At once a relentless pageturner and an intricate science-fiction puzzlebox about time, identity, and memory, Recursion is a thriller as only Blake Crouch could imagine it—and his most ambitious, mind-boggling, irresistible work to date.
Read for July 2021 book group.
But! I actually read this back in May of 2021 because I got it mixed up with Paradox, which was the May book group selection. In my defense, on my e-reader, the covers were quite similar, what with each having a mobius loop and a little do-dad.
There are enough reviews recapping the plot and premise that I'm going to jump straight to my opinion on this one.
I enjoyed this quite a bit and read it over the course of a weekend. I found it to be a somewhat gripping emotional roller-coaster ride. Recursion has an interesting premise - time-change rather than time-travel - a vendetta that crosses time, and world-wide ramifications when time is altered, but those ramifications aren't always apparent right away.

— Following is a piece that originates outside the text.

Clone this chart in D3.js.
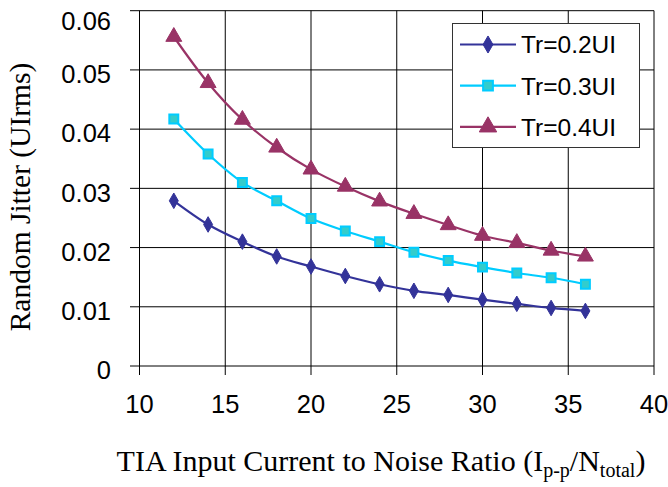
<!DOCTYPE html>
<html><head><meta charset="utf-8">
<script src="https://cdn.jsdelivr.net/npm/d3@7/dist/d3.min.js"></script>
<style>body{margin:0;background:#fff}svg{display:block}</style>
</head><body>
<script>
const xValues = [12,14,16,18,20,22,24,26,28,30,32,34,36];
const seriesNames = ["Tr=0.2UI","Tr=0.3UI","Tr=0.4UI"];
const tr02 = [0.0279,0.0239,0.0210,0.0185,0.0168,0.0152,0.0138,0.0127,0.0120,0.0112,0.0105,0.0098,0.0093];
const tr03 = [0.0417,0.0358,0.0310,0.0279,0.0249,0.0228,0.0210,0.0192,0.0178,0.0167,0.0157,0.0149,0.0138];
const tr04 = [0.0556,0.0478,0.0416,0.0369,0.0332,0.0303,0.0278,0.0257,0.0238,0.0220,0.0208,0.0195,0.0185];
const xTicks = [10,15,20,25,30,35,40];
const yTicks = [0,0.01,0.02,0.03,0.04,0.05,0.06];
const yTickLabels = ["0","0.01","0.02","0.03","0.04","0.05","0.06"];

const W=668,H=487;
const svg=d3.select("body").append("svg").attr("width",W).attr("height",H);
const x=d3.scaleLinear().domain([10,40]).range([139.5,654]);
const y=d3.scaleLinear().domain([0,0.06]).range([366,10.7]);

// gridlines
svg.append("g").selectAll("line").data(yTicks).join("line")
  .attr("x1",130).attr("x2",654).attr("y1",d=>y(d)).attr("y2",d=>y(d))
  .attr("stroke","#000").attr("stroke-width",1);
svg.append("g").selectAll("line").data(xTicks).join("line")
  .attr("x1",d=>x(d)).attr("x2",d=>x(d)).attr("y1",y(0.06)).attr("y2",375)
  .attr("stroke","#000").attr("stroke-width",1);

// tick labels
svg.append("g").selectAll("text").data(yTicks).join("text")
  .attr("x",111).attr("y",(d)=>Math.max(y(d)+4,21)).attr("dy","0.36em")
  .attr("text-anchor","end").attr("font-family","Liberation Sans, Arial, sans-serif")
  .attr("font-size",25.5).text((d,i)=>yTickLabels[i]);
svg.append("g").selectAll("text").data(xTicks).join("text")
  .attr("x",d=>x(d)).attr("y",404).attr("dy","0.36em")
  .attr("text-anchor","middle").attr("font-family","Liberation Sans, Arial, sans-serif")
  .attr("font-size",25.5).text(d=>d);

// titles
svg.append("text").attr("transform","translate(30,197) rotate(-90)")
  .attr("text-anchor","middle").attr("font-family","Liberation Serif, Times New Roman, serif")
  .attr("font-size",29.5).text("Random Jitter (UIrms)");
const xt=svg.append("text").attr("x",381).attr("y",471)
  .attr("text-anchor","middle").attr("font-family","Liberation Serif, Times New Roman, serif")
  .attr("font-size",30);
xt.append("tspan").text("TIA Input Current to Noise Ratio (I");
xt.append("tspan").attr("font-size",20).attr("dy",6).text("p-p");
xt.append("tspan").attr("dy",-6).text("/N");
xt.append("tspan").attr("font-size",20).attr("dy",6).text("total");
xt.append("tspan").attr("dy",-6).text(")");

const series=[
  {name:seriesNames[0],vals:tr02,line:"#333399",fill:"#333399",sym:d3.symbolDiamond,size:70},
  {name:seriesNames[1],vals:tr03,line:"#00CCFF",fill:"#33CCCC",sym:d3.symbolSquare,size:80},
  {name:seriesNames[2],vals:tr04,line:"#993366",fill:"#993366",sym:d3.symbolTriangle,size:110}
];
const line=d3.line().x((d,i)=>x(xValues[i])).y(d=>y(d)).curve(d3.curveCatmullRom.alpha(0.5));
series.forEach(s=>{
  svg.append("path").datum(s.vals).attr("d",line).attr("fill","none")
    .attr("stroke",s.line).attr("stroke-width",2.2);
  svg.append("g").selectAll("path").data(s.vals).join("path")
    .attr("transform",(d,i)=>`translate(${x(xValues[i])},${y(d)})`)
    .attr("d",d3.symbol().type(s.sym).size(s.size)())
    .attr("fill",s.fill).attr("stroke",s.line).attr("stroke-width",s.sym===d3.symbolSquare?2:1);
});

// legend
const lg=svg.append("g");
lg.append("rect").attr("x",452.5).attr("y",23.5).attr("width",187).attr("height",124)
  .attr("fill","#fff").attr("stroke","#333").attr("stroke-width",1);
series.forEach((s,i)=>{
  const yy=44.5+i*41.2;
  lg.append("line").attr("x1",460).attr("x2",516).attr("y1",yy).attr("y2",yy)
    .attr("stroke",s.line).attr("stroke-width",2.2);
  lg.append("path").attr("transform",`translate(488,${yy})`)
    .attr("d",d3.symbol().type(s.sym).size(s.size*1.2)())
    .attr("fill",s.fill).attr("stroke",s.line).attr("stroke-width",s.sym===d3.symbolSquare?2:1);
  lg.append("text").attr("x",521).attr("y",yy).attr("dy","0.36em")
    .attr("font-family","Liberation Sans, Arial, sans-serif").attr("font-size",24.5).text(s.name);
});
</script>
</body></html>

I liked there were significant consequences to the actions of a handful of individuals.
It was, simply, fascinating.
I will also admit, I did briefly lose interest about 2/3 of the way through. I felt the plot hit a "rinse and repeat" lull that was more repetitive than informative. Thankfully, as things neared the climatic conclusion, the pacing picked up again.
I should add, book group was mixed on this one: two of us thought it was better than Paradox, one thought Paradox was better, and two folks had't started it yet.
Overall, I'd recommend this one as an unconventional scifi, strong emotional, time-change read.